А сейчас, совсем недавно, я перевозила в Чечню восемь тысяч крестиков. Восемь тысяч – вдумайтесь! Это говорит о том, что меняются времена. И когда входишь в палатку, в которой живут по 8-12 солдат (не все они русские, есть среди них люди разных национальностей), и всегда в углу – икона, по большей части – Божией Матери. Живут трудно. Кто побывал на войне, тот знает, что это такое – солдатская палатка. И ребята, не стесняясь, твердо и четко говорят, что они люди верующие.

Или вот еще примета времени: входя в кабинеты высокопоставленных людей, – и в ФСБ, и в МО, и внутренних войск, – я вижу в углу целый иконостас.
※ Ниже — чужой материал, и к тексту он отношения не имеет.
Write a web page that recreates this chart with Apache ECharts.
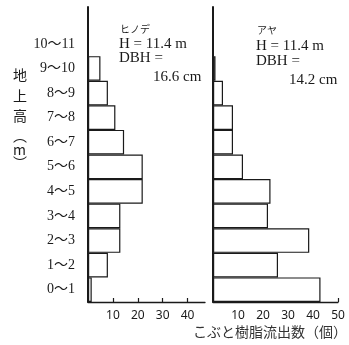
<!DOCTYPE html>
<html>
<head>
<meta charset="utf-8">
<script src="https://cdn.jsdelivr.net/npm/echarts@6/dist/echarts.min.js"></script>
<style>
  html, body { margin: 0; padding: 0; background: #fff; }
  #chart { width: 349px; height: 345px; }
</style>
</head>
<body>
<div id="chart"></div>
<script>
// 地上高の区分（下から上）。最上段の '' は軸の上の余白
const heightClasses = ['0〜1', '1〜2', '2〜3', '3〜4', '4〜5', '5〜6', '6〜7', '7〜8', '8〜9', '9〜10', '10〜11', ''];
// ヒノデ：こぶと樹脂流出数
const hinodeCounts = [1.5, 8, 13, 13, 22, 22, 14.5, 11, 8, 5, 0];
// アヤ：こぶと樹脂流出数
const ayaCounts = [43, 26, 38.5, 22, 23, 12, 8, 8, 4, 1, 0];
// x軸の目盛り
const hinodeTicks = [10, 20, 30, 40];
const ayaTicks = [10, 20, 30, 40, 50];

const serif = "'Liberation Serif', 'Noto Sans CJK JP', serif";
const cjk = "'Noto Sans CJK JP', sans-serif";
const ink = '#1a1a1a';

const chart = echarts.init(document.getElementById('chart'), null, { renderer: 'canvas' });

// y軸（カテゴリ）の共通設定
function yAxis(gridIndex, showLabel) {
  return {
    type: 'category',
    gridIndex: gridIndex,
    data: heightClasses,
    boundaryGap: true,
    axisLine: { lineStyle: { color: ink, width: 2 } },
    axisTick: {
      alignWithLabel: true,
      length: 4,
      interval: (i, v) => v !== '',
      lineStyle: { color: ink, width: 1.2 }
    },
    axisLabel: {
      show: showLabel,
      interval: 0,
      margin: 13,
      color: ink,
      fontSize: 14,
      fontFamily: serif
    },
    splitLine: { show: false }
  };
}

// x軸（数値）の共通設定
function xAxis(gridIndex, max, ticks) {
  return {
    type: 'value',
    gridIndex: gridIndex,
    min: 0,
    max: max,
    axisLine: { show: true, lineStyle: { color: ink, width: 1.3 } },
    axisTick: {
      show: true,
      inside: true,
      length: 4,
      customValues: ticks,
      lineStyle: { color: ink, width: 1.2 }
    },
    axisLabel: {
      customValues: ticks,
      margin: 8,
      color: ink,
      fontSize: 12,
      fontFamily: "'Noto Sans', sans-serif"
    },
    splitLine: { show: false }
  };
}

function barSeries(idx, data) {
  return {
    type: 'bar',
    xAxisIndex: idx,
    yAxisIndex: idx,
    data: data,
    barCategoryGap: '0%',
    itemStyle: { color: '#fff', borderColor: ink, borderWidth: 1.2 },
    silent: true
  };
}

// 注記テキスト
function note(x, y, text, opts) {
  return {
    type: 'text',
    left: x,
    top: y,
    style: Object.assign({
      text: text,
      fill: ink,
      font: '15px ' + serif
    }, opts || {})
  };
}

// 縦書きの y 軸名
const yTitleChars = ['地', '上', '高', '︵', 'm', '︶'];
const yTitleY = [68, 89, 109, 129, 143, 156];

const option = {
  backgroundColor: '#fff',
  animation: false,
  grid: [
    { left: 88, right: 144, top: 7, bottom: 43 },
    { left: 213, right: 11, top: 7, bottom: 43 }
  ],
  xAxis: [xAxis(0, 47, hinodeTicks), xAxis(1, 50, ayaTicks)],
  yAxis: [yAxis(0, true), yAxis(1, false)],
  series: [barSeries(0, hinodeCounts), barSeries(1, ayaCounts)],
  graphic: [
    note(120, 24, 'ヒノデ', { font: '10px ' + cjk }),
    note(119, 37, 'H = 11.4 m'),
    note(119, 51, 'DBH ='),
    note(153, 70, '16.6 cm'),
    note(257, 25, 'アヤ', { font: '10px ' + cjk }),
    note(256, 39, 'H = 11.4 m'),
    note(256, 54, 'DBH ='),
    note(289, 73, '14.2 cm'),
    {
      type: 'text',
      left: 193,
      top: 325,
      style: { text: 'こぶと樹脂流出数（個）', fill: '#333', font: '14px ' + cjk }
    }
  ].concat(yTitleChars.map((c, i) => ({
    type: 'text',
    left: 13,
    top: yTitleY[i],
    style: { text: c, fill: ink, font: '14px ' + cjk }
  })))
};

chart.setOption(option);
</script>
</body>
</html>
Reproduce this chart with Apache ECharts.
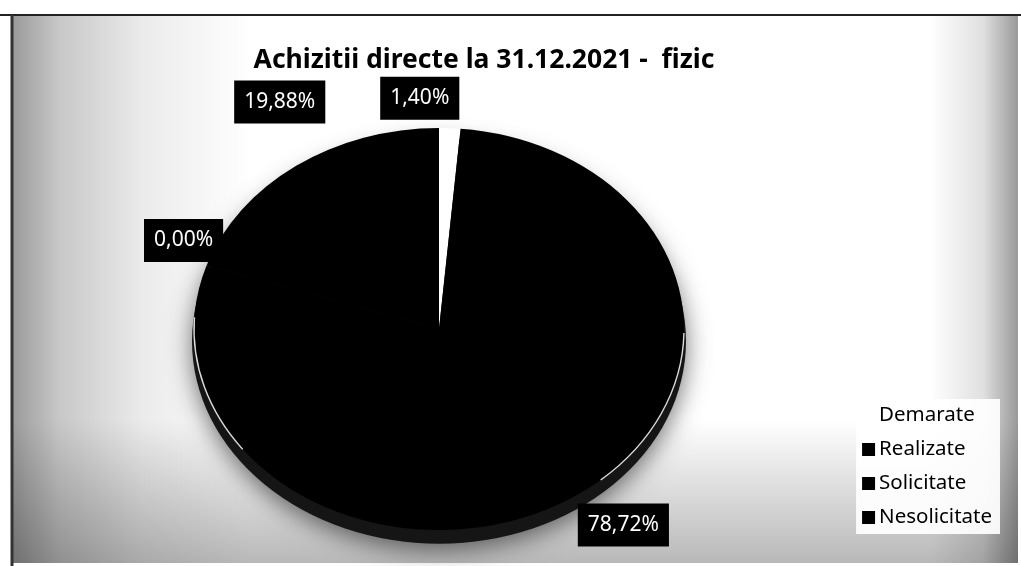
<!DOCTYPE html>
<html>
<head>
<meta charset="utf-8">
<script src="https://cdn.jsdelivr.net/npm/echarts@6/dist/echarts.min.js"></script>
<style>
  html, body { margin: 0; padding: 0; background: #ffffff; }
  #chart { width: 1021px; height: 566px; }
</style>
</head>
<body>
<div id="chart"></div>
<script>
// ---- chart content ----
const titleText = 'Achizitii directe la 31.12.2021 -  fizic';
const categories = ['Demarate', 'Realizate', 'Solicitate', 'Nesolicitate'];
const shares = [1.40, 78.72, 0.00, 19.88];          // percent of total
const sliceColors = ['#ffffff', '#000000', '#000000', '#000000'];

// ---- layout / styling ----
// tilted (elliptical) pie face
const PIE = { cx: 439, cy: 329, rx: 245, ry: 201 };
// label offset from each slice's rim point, px
const labelNudge = [[-30, -30], [50, 28], [-23, -25], [-16, -64]];
const FONT = '"Noto Sans", "Open Sans", sans-serif';

const total = shares.reduce((s, v) => s + v, 0);
const startFrac = [];
let acc = 0;
shares.forEach(v => { startFrac.push(acc / total); acc += v; });

function fmtPct(v) { return v.toFixed(2).replace('.', ',') + '%'; }

// one slice of the elliptical pie plus its boxed value label
function sliceRenderer(i) {
  return function (params, api) {
    const v = api.value(0);
    const a0 = startFrac[i] * 2 * Math.PI;
    const a1 = a0 + (v / total) * 2 * Math.PI;
    const mid = (a0 + a1) / 2;
    const rimX = PIE.cx + PIE.rx * Math.sin(mid);
    const rimY = PIE.cy - PIE.ry * Math.cos(mid);
    const children = [];
    if (a1 > a0) {
      children.push({
        type: 'sector',
        x: PIE.cx, y: PIE.cy,
        scaleY: PIE.ry / PIE.rx,
        shape: { cx: 0, cy: 0, r: PIE.rx, r0: 0,
                 startAngle: a0 - Math.PI / 2, endAngle: a1 - Math.PI / 2, clockwise: true },
        style: { fill: api.visual('color') }
      });
    }
    children.push({
      type: 'text',
      x: rimX + labelNudge[i][0],
      y: rimY + labelNudge[i][1],
      z2: 20,
      style: {
        text: fmtPct(v),
        fill: '#ffffff',
        font: 'normal 21px ' + FONT,
        align: 'center',
        verticalAlign: 'middle',
        backgroundColor: '#000000',
        padding: [11, 10, 11, 10]
      }
    });
    return { type: 'group', children: children };
  };
}

// side wall, drop shadow and rim highlight of the tilted pie
function baseRenderer(params, api) {
  const sy = PIE.ry / PIE.rx;
  return {
    type: 'group',
    children: [
      {
        type: 'circle', x: PIE.cx, y: PIE.cy + 12, scaleY: sy,
        shape: { cx: 0, cy: 0, r: PIE.rx + 2 },
        style: { fill: '#151515', shadowBlur: 24, shadowOffsetY: 6, shadowColor: 'rgba(0,0,0,0.55)' }
      },
      {
        type: 'arc', x: PIE.cx, y: PIE.cy, scaleY: sy, z2: 5,
        shape: { cx: 0, cy: 0, r: PIE.rx, startAngle: 0.02, endAngle: 0.85, clockwise: true },
        style: { stroke: 'rgba(255,255,255,0.85)', lineWidth: 1.4, fill: null }
      },
      {
        type: 'arc', x: PIE.cx, y: PIE.cy, scaleY: sy, z2: 5,
        shape: { cx: 0, cy: 0, r: PIE.rx, startAngle: 2.5, endAngle: 3.2, clockwise: true },
        style: { stroke: 'rgba(255,255,255,0.85)', lineWidth: 1.4, fill: null }
      }
    ]
  };
}

const series = [{
  type: 'custom',
  coordinateSystem: 'none',
  silent: true,
  data: [[0]],
  renderItem: baseRenderer
}];
categories.forEach((name, i) => {
  series.push({
    name: name,
    type: 'custom',
    coordinateSystem: 'none',
    itemStyle: { color: sliceColors[i] },
    data: [[shares[i]]],
    renderItem: sliceRenderer(i)
  });
});

const chart = echarts.init(document.getElementById('chart'), null, { renderer: 'canvas' });
chart.setOption({
  animation: false,
  backgroundColor: '#ffffff',
  title: {
    text: titleText,
    left: 479,
    top: 42,
    textAlign: 'center',
    textStyle: { fontFamily: FONT, fontWeight: 'bold', fontSize: 26.5, color: '#000000' }
  },
  legend: {
    data: categories,
    orient: 'vertical',
    right: 21,
    top: 399,
    icon: 'rect',
    itemWidth: 13,
    itemHeight: 13,
    itemGap: 13,
    backgroundColor: 'rgba(255,255,255,0.92)',
    padding: [6, 8, 6, 6],
    textStyle: { fontFamily: FONT, fontSize: 20.5, color: '#000000', padding: [0, 0, 0, -1] }
  },
  graphic: [
    // frame panel with darker scanned edges
    { type: 'rect', silent: true, z: -20, shape: { x: 11, y: 15, width: 1007, height: 548 },
      style: { fill: '#ffffff' } },
    { type: 'rect', silent: true, z: -19, shape: { x: 11, y: 15, width: 240, height: 548 },
      style: { fill: { type: 'linear', x: 0, y: 0, x2: 1, y2: 0, colorStops: [
        { offset: 0, color: 'rgba(0,0,0,0.40)' }, { offset: 0.2, color: 'rgba(0,0,0,0.22)' },
        { offset: 0.55, color: 'rgba(0,0,0,0.08)' }, { offset: 1, color: 'rgba(0,0,0,0)' }] } } },
    { type: 'rect', silent: true, z: -19, shape: { x: 11, y: 420, width: 1007, height: 143 },
      style: { fill: { type: 'linear', x: 0, y: 0, x2: 0, y2: 1, colorStops: [
        { offset: 0, color: 'rgba(0,0,0,0)' }, { offset: 1, color: 'rgba(0,0,0,0.28)' }] } } },
    { type: 'rect', silent: true, z: -19, shape: { x: 930, y: 15, width: 88, height: 548 },
      style: { fill: { type: 'linear', x: 0, y: 0, x2: 1, y2: 0, colorStops: [
        { offset: 0, color: 'rgba(0,0,0,0)' }, { offset: 0.6, color: 'rgba(0,0,0,0.12)' },
        { offset: 1, color: 'rgba(0,0,0,0.40)' }] } } },
    { type: 'line', silent: true, z: -18, shape: { x1: 0, y1: 15, x2: 1021, y2: 15 },
      style: { stroke: '#222222', lineWidth: 2 } },
    { type: 'line', silent: true, z: -18, shape: { x1: 12, y1: 15, x2: 12, y2: 566 },
      style: { stroke: '#333333', lineWidth: 3 } }
  ],
  series: series
});
</script>
</body>
</html>
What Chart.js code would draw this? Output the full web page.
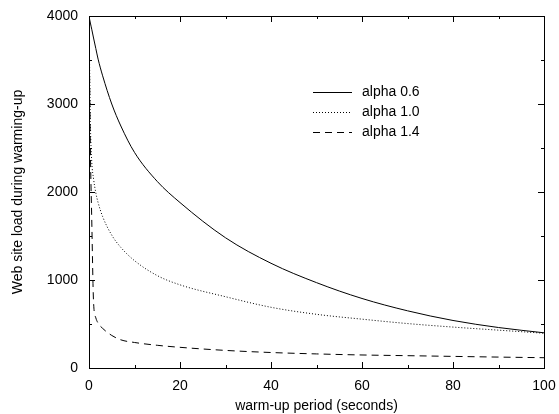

Меняется ситуация.

Все проблемы армии остро мною переживаются, и я жду, и желаю всем сердцем, чтобы общество повернулось к людям в военной форме, чтобы относилось к ним без осуждения, а с братской любовью.

У нас ребят в госпиталях огромное количество после Чечни. А сейчас уже из Абхазии (где граница с Грузией) они начали поступать, из Дагестана тоже – в общем, с Кавказа идет непрерывный поток раненых. И вокруг меня собралось уже немало людей: мамы, бабушки, молодые люди и даже школьники.

Понимаете, у нас есть дома престарелых. Там тоже людям плохо. Но я не могу туда пойти – это не мое. А в госпитале с ребятами мне легко, потому что они – подранки, и я – подранок. Только их раны видны, а мои не видны. Я их понимаю, я их люблю и в каждом из них ищу частичку Жени. Ну что же, мы не выбираем, просто Бог определил мне такой путь. И вот он такой, какой есть.

Я не могу объяснить многого из того, что происходит в моей жизни. Я летаю в Чечню, езжу в госпитали, но хочу, чтобы вы поняли: меня давно нет, меня убили в том же подвале. Это жизнь моего сына продолжается: руки и ноги – мои, а душа – Жени. Мне часто хочется себя ущипнуть, чтобы убедиться в том, что я жива.